─── DATA ENTRIES

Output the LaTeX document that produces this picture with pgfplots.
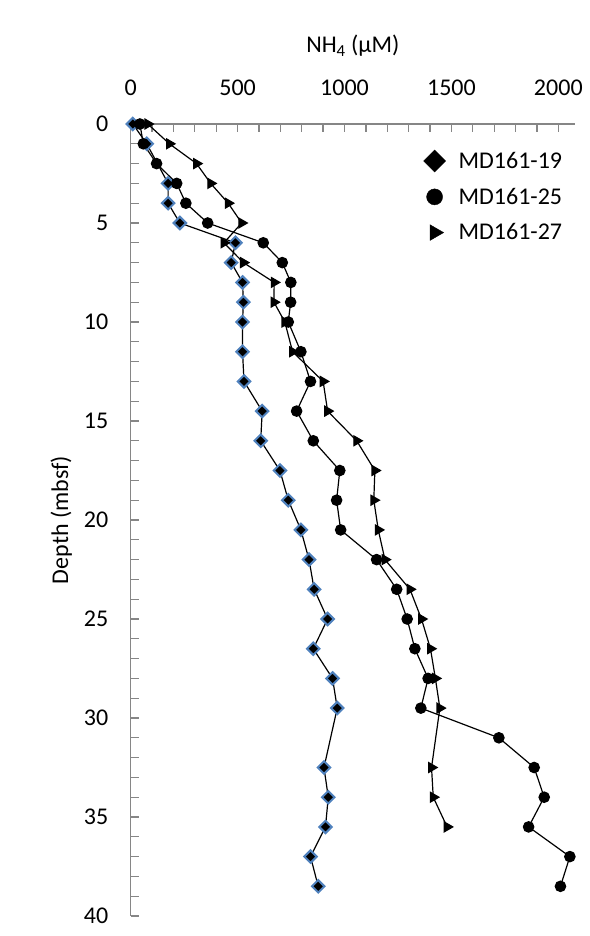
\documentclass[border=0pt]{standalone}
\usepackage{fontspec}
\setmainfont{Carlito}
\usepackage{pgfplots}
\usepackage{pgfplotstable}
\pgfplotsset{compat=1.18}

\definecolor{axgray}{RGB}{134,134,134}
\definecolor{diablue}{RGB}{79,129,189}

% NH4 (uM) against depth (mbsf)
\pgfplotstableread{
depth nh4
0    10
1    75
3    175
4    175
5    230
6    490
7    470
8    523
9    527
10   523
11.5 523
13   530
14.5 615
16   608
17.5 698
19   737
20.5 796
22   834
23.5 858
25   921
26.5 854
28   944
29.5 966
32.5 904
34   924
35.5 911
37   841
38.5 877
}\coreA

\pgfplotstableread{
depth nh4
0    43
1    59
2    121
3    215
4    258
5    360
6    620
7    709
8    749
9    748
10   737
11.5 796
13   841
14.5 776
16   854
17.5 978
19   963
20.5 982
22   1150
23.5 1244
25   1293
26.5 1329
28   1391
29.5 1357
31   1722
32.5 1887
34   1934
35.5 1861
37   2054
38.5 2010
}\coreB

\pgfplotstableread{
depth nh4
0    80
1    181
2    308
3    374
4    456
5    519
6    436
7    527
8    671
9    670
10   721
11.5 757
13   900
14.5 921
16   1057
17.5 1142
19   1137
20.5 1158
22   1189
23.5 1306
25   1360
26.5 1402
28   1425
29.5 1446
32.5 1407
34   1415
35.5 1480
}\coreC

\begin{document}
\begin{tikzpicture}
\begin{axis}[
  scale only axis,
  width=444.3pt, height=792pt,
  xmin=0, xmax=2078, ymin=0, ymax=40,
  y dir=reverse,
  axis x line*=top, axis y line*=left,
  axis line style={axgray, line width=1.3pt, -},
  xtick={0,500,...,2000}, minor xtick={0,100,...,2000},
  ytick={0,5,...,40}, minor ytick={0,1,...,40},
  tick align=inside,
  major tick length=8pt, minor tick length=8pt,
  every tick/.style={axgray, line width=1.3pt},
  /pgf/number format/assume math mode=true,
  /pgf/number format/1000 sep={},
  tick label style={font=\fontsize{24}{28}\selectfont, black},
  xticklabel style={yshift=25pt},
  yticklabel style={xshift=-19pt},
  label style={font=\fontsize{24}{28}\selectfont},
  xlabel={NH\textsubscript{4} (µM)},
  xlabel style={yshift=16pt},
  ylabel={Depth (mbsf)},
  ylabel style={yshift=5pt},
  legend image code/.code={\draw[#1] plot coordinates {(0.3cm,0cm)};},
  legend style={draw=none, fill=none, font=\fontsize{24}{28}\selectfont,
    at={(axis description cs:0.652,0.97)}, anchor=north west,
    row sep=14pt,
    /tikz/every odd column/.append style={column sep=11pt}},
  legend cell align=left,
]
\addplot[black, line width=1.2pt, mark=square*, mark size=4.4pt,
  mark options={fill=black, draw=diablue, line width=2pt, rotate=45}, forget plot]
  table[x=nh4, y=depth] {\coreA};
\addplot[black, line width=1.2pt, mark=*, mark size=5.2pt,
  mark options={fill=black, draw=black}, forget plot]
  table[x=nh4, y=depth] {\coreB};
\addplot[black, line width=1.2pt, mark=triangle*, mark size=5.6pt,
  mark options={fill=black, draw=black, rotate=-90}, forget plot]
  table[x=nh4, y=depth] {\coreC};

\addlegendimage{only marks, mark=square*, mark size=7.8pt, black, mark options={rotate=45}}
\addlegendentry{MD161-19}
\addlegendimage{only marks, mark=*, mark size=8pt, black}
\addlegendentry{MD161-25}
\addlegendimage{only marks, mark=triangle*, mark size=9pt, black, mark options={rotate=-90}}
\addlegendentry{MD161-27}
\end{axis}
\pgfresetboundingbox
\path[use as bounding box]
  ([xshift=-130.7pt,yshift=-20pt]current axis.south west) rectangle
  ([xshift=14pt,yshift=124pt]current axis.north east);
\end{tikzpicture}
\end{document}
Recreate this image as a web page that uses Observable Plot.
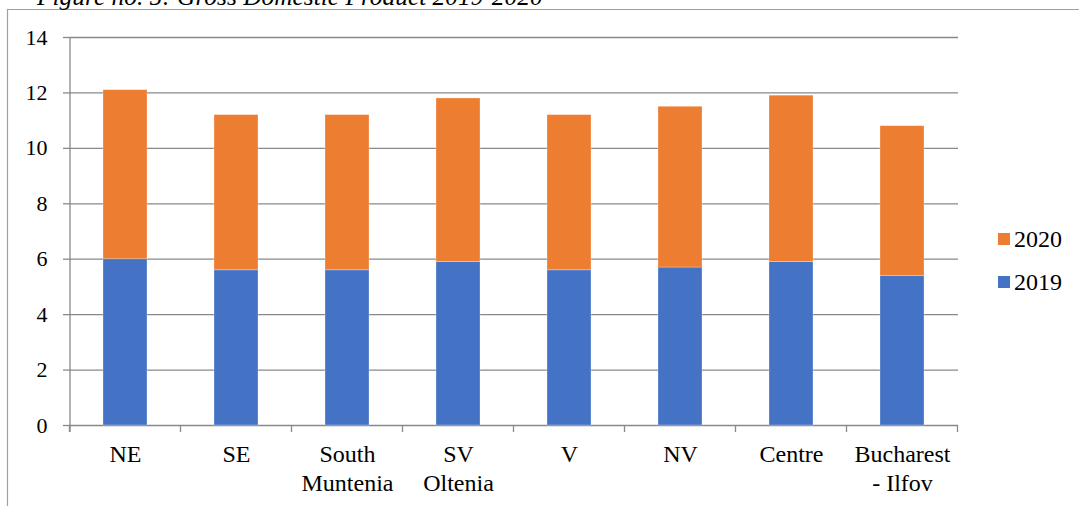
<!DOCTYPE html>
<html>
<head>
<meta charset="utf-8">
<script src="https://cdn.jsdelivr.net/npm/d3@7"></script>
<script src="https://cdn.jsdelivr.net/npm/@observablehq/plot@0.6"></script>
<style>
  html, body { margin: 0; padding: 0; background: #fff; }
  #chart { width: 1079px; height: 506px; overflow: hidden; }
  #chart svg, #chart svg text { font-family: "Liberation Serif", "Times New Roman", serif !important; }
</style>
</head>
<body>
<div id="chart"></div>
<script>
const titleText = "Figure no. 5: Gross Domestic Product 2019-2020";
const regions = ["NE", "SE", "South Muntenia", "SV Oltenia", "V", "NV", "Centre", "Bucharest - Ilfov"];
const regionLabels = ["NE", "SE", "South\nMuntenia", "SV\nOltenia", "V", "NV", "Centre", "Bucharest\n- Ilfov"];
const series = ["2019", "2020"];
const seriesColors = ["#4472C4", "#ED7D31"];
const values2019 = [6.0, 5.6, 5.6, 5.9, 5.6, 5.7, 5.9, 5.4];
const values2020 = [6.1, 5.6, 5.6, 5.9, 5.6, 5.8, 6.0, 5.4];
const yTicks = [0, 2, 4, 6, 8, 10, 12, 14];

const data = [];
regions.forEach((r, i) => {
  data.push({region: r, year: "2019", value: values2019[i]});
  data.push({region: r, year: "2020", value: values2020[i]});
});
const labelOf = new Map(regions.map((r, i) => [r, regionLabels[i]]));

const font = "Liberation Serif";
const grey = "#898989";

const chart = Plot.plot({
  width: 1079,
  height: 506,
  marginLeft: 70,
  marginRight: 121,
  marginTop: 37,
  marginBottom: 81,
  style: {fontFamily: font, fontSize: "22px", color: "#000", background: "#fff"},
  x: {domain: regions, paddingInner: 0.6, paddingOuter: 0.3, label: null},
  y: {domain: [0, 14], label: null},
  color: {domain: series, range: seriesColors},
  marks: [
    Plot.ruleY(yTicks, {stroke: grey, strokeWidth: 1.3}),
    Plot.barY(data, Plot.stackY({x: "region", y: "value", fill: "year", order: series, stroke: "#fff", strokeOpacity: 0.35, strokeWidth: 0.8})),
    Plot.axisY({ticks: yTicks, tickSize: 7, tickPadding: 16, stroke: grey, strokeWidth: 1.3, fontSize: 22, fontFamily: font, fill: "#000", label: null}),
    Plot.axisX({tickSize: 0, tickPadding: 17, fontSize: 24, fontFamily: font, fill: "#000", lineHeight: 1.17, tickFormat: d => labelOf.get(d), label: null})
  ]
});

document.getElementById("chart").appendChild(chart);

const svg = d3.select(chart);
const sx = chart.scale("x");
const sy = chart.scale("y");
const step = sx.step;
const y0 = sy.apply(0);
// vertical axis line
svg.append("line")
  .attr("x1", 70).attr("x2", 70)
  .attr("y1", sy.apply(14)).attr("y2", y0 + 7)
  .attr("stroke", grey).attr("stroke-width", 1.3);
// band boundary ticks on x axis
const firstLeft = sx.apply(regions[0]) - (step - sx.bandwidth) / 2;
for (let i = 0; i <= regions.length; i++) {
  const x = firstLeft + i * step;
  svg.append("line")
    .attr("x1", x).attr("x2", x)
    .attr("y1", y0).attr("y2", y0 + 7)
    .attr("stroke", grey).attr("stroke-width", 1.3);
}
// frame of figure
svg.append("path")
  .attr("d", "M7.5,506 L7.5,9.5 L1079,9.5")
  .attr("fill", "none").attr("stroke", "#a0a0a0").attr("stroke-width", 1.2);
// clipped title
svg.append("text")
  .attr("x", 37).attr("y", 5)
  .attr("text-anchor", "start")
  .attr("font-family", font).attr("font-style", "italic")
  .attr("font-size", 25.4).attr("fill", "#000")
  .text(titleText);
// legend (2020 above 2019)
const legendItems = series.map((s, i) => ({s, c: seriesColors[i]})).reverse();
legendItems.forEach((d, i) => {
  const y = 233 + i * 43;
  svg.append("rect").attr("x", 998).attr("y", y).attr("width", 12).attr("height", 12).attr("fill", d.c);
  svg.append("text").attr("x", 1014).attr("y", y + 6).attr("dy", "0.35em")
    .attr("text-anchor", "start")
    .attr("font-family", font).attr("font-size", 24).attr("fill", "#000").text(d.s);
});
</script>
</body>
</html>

──────

■ PROBLEM ■
Without the pictures, give again exactly the lines above starting at the line containing "Recreate this image" and ending at the line containing "const yTicks = [0, 2, 4, 6, 8, 10, 12, 14];".

■ WRITTEN RESPONSE ■
Recreate this image as a web page that uses Observable Plot.
<!DOCTYPE html>
<html>
<head>
<meta charset="utf-8">
<script src="https://cdn.jsdelivr.net/npm/d3@7"></script>
<script src="https://cdn.jsdelivr.net/npm/@observablehq/plot@0.6"></script>
<style>
  html, body { margin: 0; padding: 0; background: #fff; }
  #chart { width: 1079px; height: 506px; overflow: hidden; }
  #chart svg, #chart svg text { font-family: "Liberation Serif", "Times New Roman", serif !important; }
</style>
</head>
<body>
<div id="chart"></div>
<script>
const titleText = "Figure no. 5: Gross Domestic Product 2019-2020";
const regions = ["NE", "SE", "South Muntenia", "SV Oltenia", "V", "NV", "Centre", "Bucharest - Ilfov"];
const regionLabels = ["NE", "SE", "South\nMuntenia", "SV\nOltenia", "V", "NV", "Centre", "Bucharest\n- Ilfov"];
const series = ["2019", "2020"];
const seriesColors = ["#4472C4", "#ED7D31"];
const values2019 = [6.0, 5.6, 5.6, 5.9, 5.6, 5.7, 5.9, 5.4];
const values2020 = [6.1, 5.6, 5.6, 5.9, 5.6, 5.8, 6.0, 5.4];
const yTicks = [0, 2, 4, 6, 8, 10, 12, 14];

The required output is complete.